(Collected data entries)
□ □ □ □ □ □ □
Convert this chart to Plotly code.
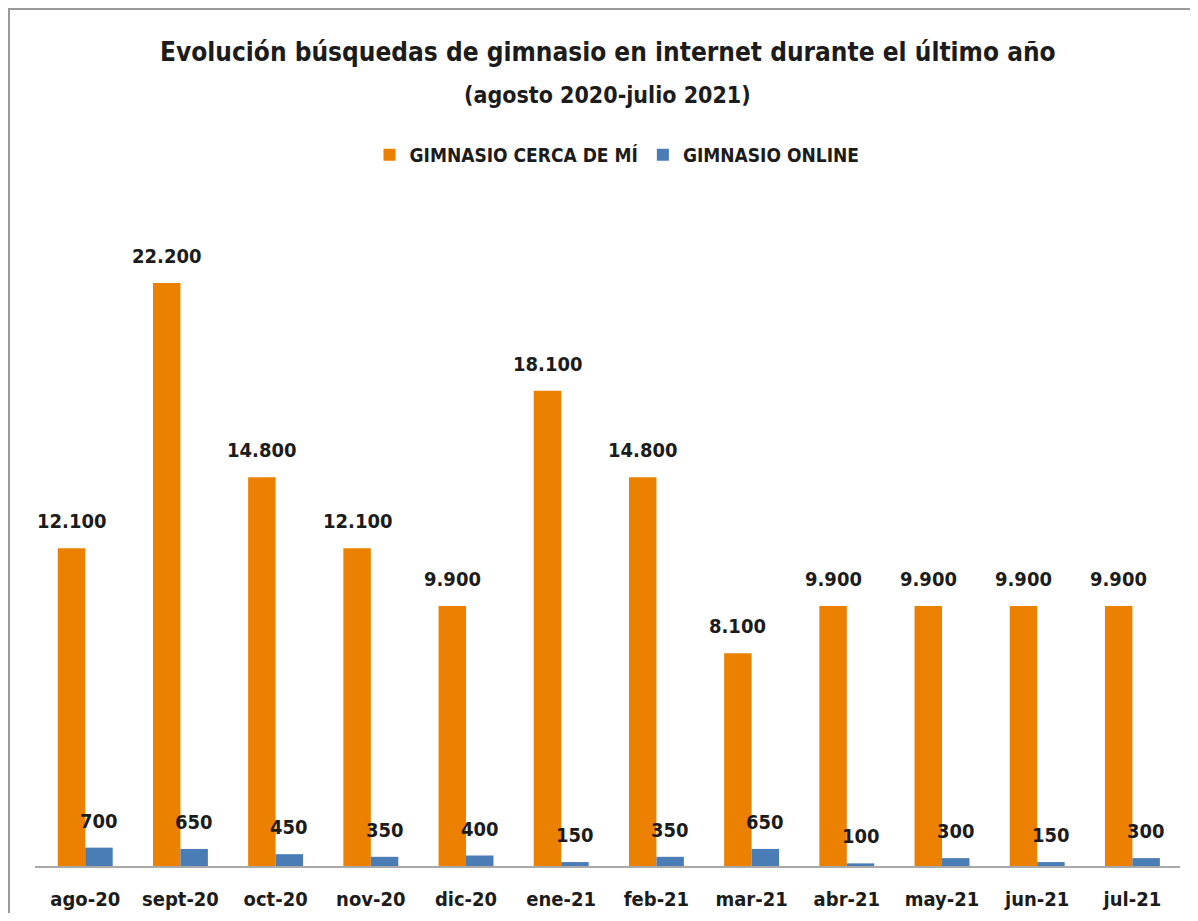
import plotly.graph_objects as go

months = ["ago-20", "sept-20", "oct-20", "nov-20", "dic-20", "ene-21",
          "feb-21", "mar-21", "abr-21", "may-21", "jun-21", "jul-21"]
cerca = [12100, 22200, 14800, 12100, 9900, 18100, 14800, 8100, 9900, 9900, 9900, 9900]
online = [700, 650, 450, 350, 400, 150, 350, 650, 100, 300, 150, 300]

FONT = "DejaVu Sans Condensed, Liberation Sans Narrow, Arial Narrow, sans-serif"
ORANGE = "#EC8000"
BLUE = "#4A7DB6"
TXT = "#1c1c1c"

# page has an 8px body margin; figure is sized to fit the rest without overflow
W, H = 1182, 905
L, R, T, B = 27, 10, 232, 47
plot_w = W - L - R
plot_h = H - T - B
BARGAP = 0.423
OFF = (1 - BARGAP) / 4  # centre offset of each bar within its group (category units)


def py(page_y):
    """page pixel y -> paper y"""
    return (H - B - (page_y - 8)) / plot_h


def px(page_x):
    return ((page_x - 8) - L) / plot_w


def fmt(v):
    return f"{v:,}".replace(",", ".")


fig = go.Figure()
fig.add_trace(go.Bar(
    x=months, y=cerca, name="GIMNASIO CERCA DE MÍ",
    marker=dict(color=ORANGE, line=dict(width=0)),
))
fig.add_trace(go.Bar(
    x=months, y=online, name="GIMNASIO ONLINE",
    marker=dict(color=BLUE, line=dict(width=0)),
))

annotations = []
for series, sign in ((cerca, -1), (online, 1)):
    for i, v in enumerate(series):
        annotations.append(dict(
            x=i + sign * OFF, y=v, xref="x", yref="y",
            text=fmt(v), showarrow=False, yanchor="bottom", yshift=13,
            font=dict(family=FONT, size=20, color=TXT, weight="bold"),
        ))

annotations.append(dict(
    x=px(608), y=py(52), xref="paper", yref="paper", showarrow=False,
    text="Evolución búsquedas de gimnasio en internet durante el último año",
    font=dict(family=FONT, size=26, color=TXT, weight="bold"),
    xanchor="center", yanchor="middle",
))
annotations.append(dict(
    x=px(607), y=py(95), xref="paper", yref="paper", showarrow=False,
    text="(agosto 2020-julio 2021)",
    font=dict(family=FONT, size=23, color=TXT, weight="bold"),
    xanchor="center", yanchor="middle",
))

fig.update_layout(
    width=W, height=H,
    margin=dict(l=L, r=R, t=T, b=B),
    paper_bgcolor="white", plot_bgcolor="white",
    barmode="group", bargap=BARGAP, bargroupgap=0,
    font=dict(family=FONT, color=TXT),
    legend=dict(
        orientation="h", x=px(617), xanchor="center", y=py(155),
        yanchor="middle", font=dict(family=FONT, size=19, color=TXT, weight="bold"),
        traceorder="normal",
    ),
    showlegend=True,
    modebar=dict(bgcolor="rgba(0,0,0,0)", color="rgba(0,0,0,0)", activecolor="rgba(0,0,0,0)"),
    xaxis=dict(
        showline=True, linecolor="#A9A9A9", linewidth=1.5, ticks="",
        tickfont=dict(family=FONT, size=20, color=TXT, weight="bold"),
        ticklabelstandoff=14,
        showgrid=False, fixedrange=True, automargin=False,
    ),
    yaxis=dict(range=[0, 23837], visible=False, showgrid=False, fixedrange=True),
    annotations=annotations,
    shapes=[
        dict(type="rect", xref="paper", yref="paper",
             x0=px(9), x1=px(1260),
             y0=py(9), y1=py(990),
             line=dict(color="#9a9a9a", width=2), fillcolor="rgba(0,0,0,0)",
             layer="below"),
    ],
)

fig.write_html("out.html", config={"displayModeBar": False})
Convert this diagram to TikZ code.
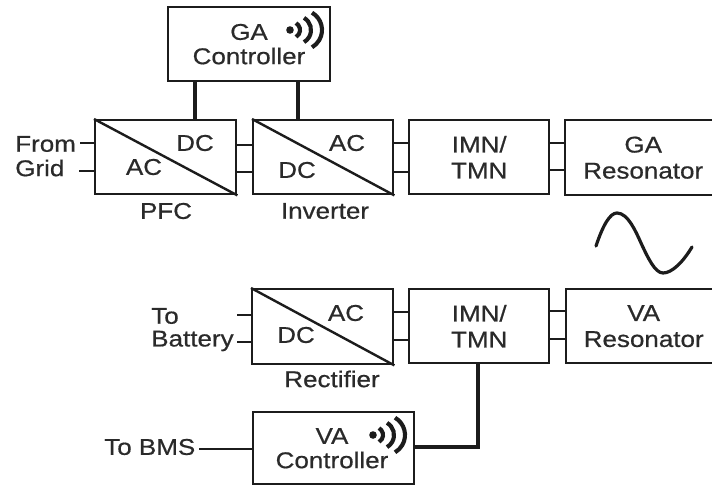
□ □ □ □ □ □ □
● **Challenge**:
Transcribe each entry above exactly, apart from the pictures.

● **Solution to this task**:
Convert this chart to Plotly code.
import plotly.graph_objects as go

months = ["ago-20", "sept-20", "oct-20", "nov-20", "dic-20", "ene-21",
          "feb-21", "mar-21", "abr-21", "may-21", "jun-21", "jul-21"]
cerca = [12100, 22200, 14800, 12100, 9900, 18100, 14800, 8100, 9900, 9900, 9900, 9900]
online = [700, 650, 450, 350, 400, 150, 350, 650, 100, 300, 150, 300]

FONT = "DejaVu Sans Condensed, Liberation Sans Narrow, Arial Narrow, sans-serif"
ORANGE = "#EC8000"
BLUE = "#4A7DB6"
TXT = "#1c1c1c"

# page has an 8px body margin; figure is sized to fit the rest without overflow
W, H = 1182, 905
L, R, T, B = 27, 10, 232, 47
plot_w = W - L - R
plot_h = H - T - B
BARGAP = 0.423
OFF = (1 - BARGAP) / 4  # centre offset of each bar within its group (category units)


def py(page_y):
    """page pixel y -> paper y"""
    return (H - B - (page_y - 8)) / plot_h


def px(page_x):
    return ((page_x - 8) - L) / plot_w


def fmt(v):
    return f"{v:,}".replace(",", ".")


fig = go.Figure()
fig.add_trace(go.Bar(
    x=months, y=cerca, name="GIMNASIO CERCA DE MÍ",
    marker=dict(color=ORANGE, line=dict(width=0)),
))
fig.add_trace(go.Bar(
    x=months, y=online, name="GIMNASIO ONLINE",
    marker=dict(color=BLUE, line=dict(width=0)),
))

annotations = []
for series, sign in ((cerca, -1), (online, 1)):
    for i, v in enumerate(series):
        annotations.append(dict(
            x=i + sign * OFF, y=v, xref="x", yref="y",
            text=fmt(v), showarrow=False, yanchor="bottom", yshift=13,
            font=dict(family=FONT, size=20, color=TXT, weight="bold"),
        ))

annotations.append(dict(
    x=px(608), y=py(52), xref="paper", yref="paper", showarrow=False,
    text="Evolución búsquedas de gimnasio en internet durante el último año",
    font=dict(family=FONT, size=26, color=TXT, weight="bold"),
    xanchor="center", yanchor="middle",
))
annotations.append(dict(
    x=px(607), y=py(95), xref="paper", yref="paper", showarrow=False,
    text="(agosto 2020-julio 2021)",
    font=dict(family=FONT, size=23, color=TXT, weight="bold"),
    xanchor="center", yanchor="middle",
))

fig.update_layout(
    width=W, height=H,
    margin=dict(l=L, r=R, t=T, b=B),
    paper_bgcolor="white", plot_bgcolor="white",
    barmode="group", bargap=BARGAP, bargroupgap=0,
    font=dict(family=FONT, color=TXT),
    legend=dict(
        orientation="h", x=px(617), xanchor="center", y=py(155),
        yanchor="middle", font=dict(family=FONT, size=19, color=TXT, weight="bold"),
        traceorder="normal",
    ),
    showlegend=True,
    modebar=dict(bgcolor="rgba(0,0,0,0)", color="rgba(0,0,0,0)", activecolor="rgba(0,0,0,0)"),
    xaxis=dict(
        showline=True, linecolor="#A9A9A9", linewidth=1.5, ticks="",
        tickfont=dict(family=FONT, size=20, color=TXT, weight="bold"),
        ticklabelstandoff=14,
        showgrid=False, fixedrange=True, automargin=False,
    ),
    yaxis=dict(range=[0, 23837], visible=False, showgrid=False, fixedrange=True),
    annotations=annotations,
    shapes=[
        dict(type="rect", xref="paper", yref="paper",
             x0=px(9), x1=px(1260),
             y0=py(9), y1=py(990),
             line=dict(color="#9a9a9a", width=2), fillcolor="rgba(0,0,0,0)",
             layer="below"),
    ],
)

fig.write_html("out.html", config={"displayModeBar": False})
Convert this diagram to TikZ code.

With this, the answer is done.